Spinning seems fine - Russell Robinson was already talking about spin marks in the 1970s. But casting may be dubious:

QuoteIt has often been said that some ancient helmets may have been cast, including some Montefortino forms. This has never been satisfactorily repudiated. Firstly, casting would make the bowl very brittle due to the change that the crystaline structure undergoes especially when the walls of the helmet bowl are usually 1.5 mm thick. Furthermore without a modern vacuum chamber it is unlikely that the bronze could be forced to fill all the cavities in the mould. The work involved in preparing an original and then preparing a mould and finally casting the item, would far outweigh the cost of it being raised by beating. It has also been suggested that the basic form of the helmet was cast and then the bowl was reannealed and worked but this would not sufficiently alter the cast structure of such thin bronze so as to overcome the brittleness of the cast metal. These assertions are confirmed by Craddock (1984) whose recent analyses of Etruscan helmets in the collections of the British Museum indicate that all the helmets tested had been raised from sheet metal and not cast.
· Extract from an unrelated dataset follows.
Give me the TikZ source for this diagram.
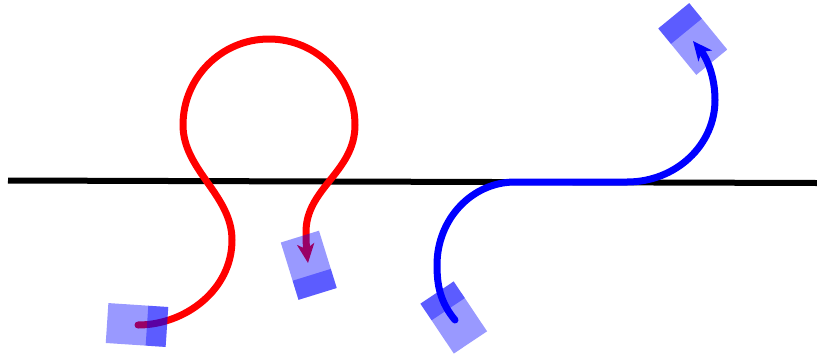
\documentclass[tikz,border=0pt]{standalone}
\usetikzlibrary{arrows.meta}
\tikzset{
  track/.style={line width=6pt, black},
  motion/.style={line width=7pt, line cap=round,
    -{Stealth[length=19pt,width=17pt,inset=5pt]}},
  robotbody/.style={fill=blue, fill opacity=0.4},
}
% robot footprint: centre, canvas heading angle; darker strip marks the front
\newcommand\robotbox[2]{%
  \begin{scope}[shift={(#1)}, rotate=#2]
    \fill[robotbody] (-30,-20) rectangle (30,20);
    \fill[robotbody] (10,-20) rectangle (30,20);
  \end{scope}}
\begin{document}
\begin{tikzpicture}[x=1pt,y=-1pt]
  \useasboundingbox (0,0) rectangle (817,354);

  % reference line
  \coordinate (l0) at (8,180.5);
  \coordinate (l1) at (817,183);
  \draw[track] (l0) -- (l1);

  % red manoeuvre with a full loop
  \coordinate (r0) at (138,325);
  \coordinate (r1) at (232,240);
  \coordinate (r2) at (183,125);
  \coordinate (r3) at (269,39);
  \coordinate (r4) at (355,125);
  \coordinate (r5) at (306,232);
  \coordinate (r6) at (308,263);
  \draw[motion, red] (r0) .. controls (185,325) and (232,290) .. (r1)
    .. controls (232,195) and (183,170) .. (r2)
    .. controls (183,77.5) and (221.5,39) .. (r3)
    .. controls (316.5,39) and (355,77.5) .. (r4)
    .. controls (355,172) and (306,188) .. (r5)
    .. controls (306,245) and (307,255) .. (r6);

  % blue manoeuvre along the line
  \coordinate (b0) at (455,320);
  \coordinate (b1) at (437,265);
  \coordinate (b2) at (515,182);
  \coordinate (b3) at (627,182);
  \coordinate (b4) at (715,100);
  \coordinate (b5) at (693,41);
  \draw[motion, blue] (b0) .. controls (440,302) and (437,285) .. (b1)
    .. controls (437,219) and (472,182) .. (b2) -- (b3)
    .. controls (676,182) and (715,145) .. (b4)
    .. controls (715,75) and (706,57) .. (b5);

  % robot footprints
  \robotbox{137,325}{-3.8}
  \robotbox{308.75,265.25}{-72.8}
  \robotbox{453.75,317.5}{123.8}
  \robotbox{692.75,39}{129.3}
\end{tikzpicture}
\end{document}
- from John Miles Paddock's thesis The Bronze Italian Helmet: The development of the Cassis from the last quarter of the sixth century B. C. to the third quarter of the first century A. D. available from http://discovery.ucl.ac.uk/1348999/

Paddock does accept that some helmets had separate cast decoration attached, including Montefortinos with cast crest-knobs, which might partly account for the idea that some helmets were cast. He reckons spinning was widely adopted in the 1st century BC, on Montefortino helmets, when the scale of production became so great that the advantages of lathe-spinning offset the setup costs (producing the lathes, etc).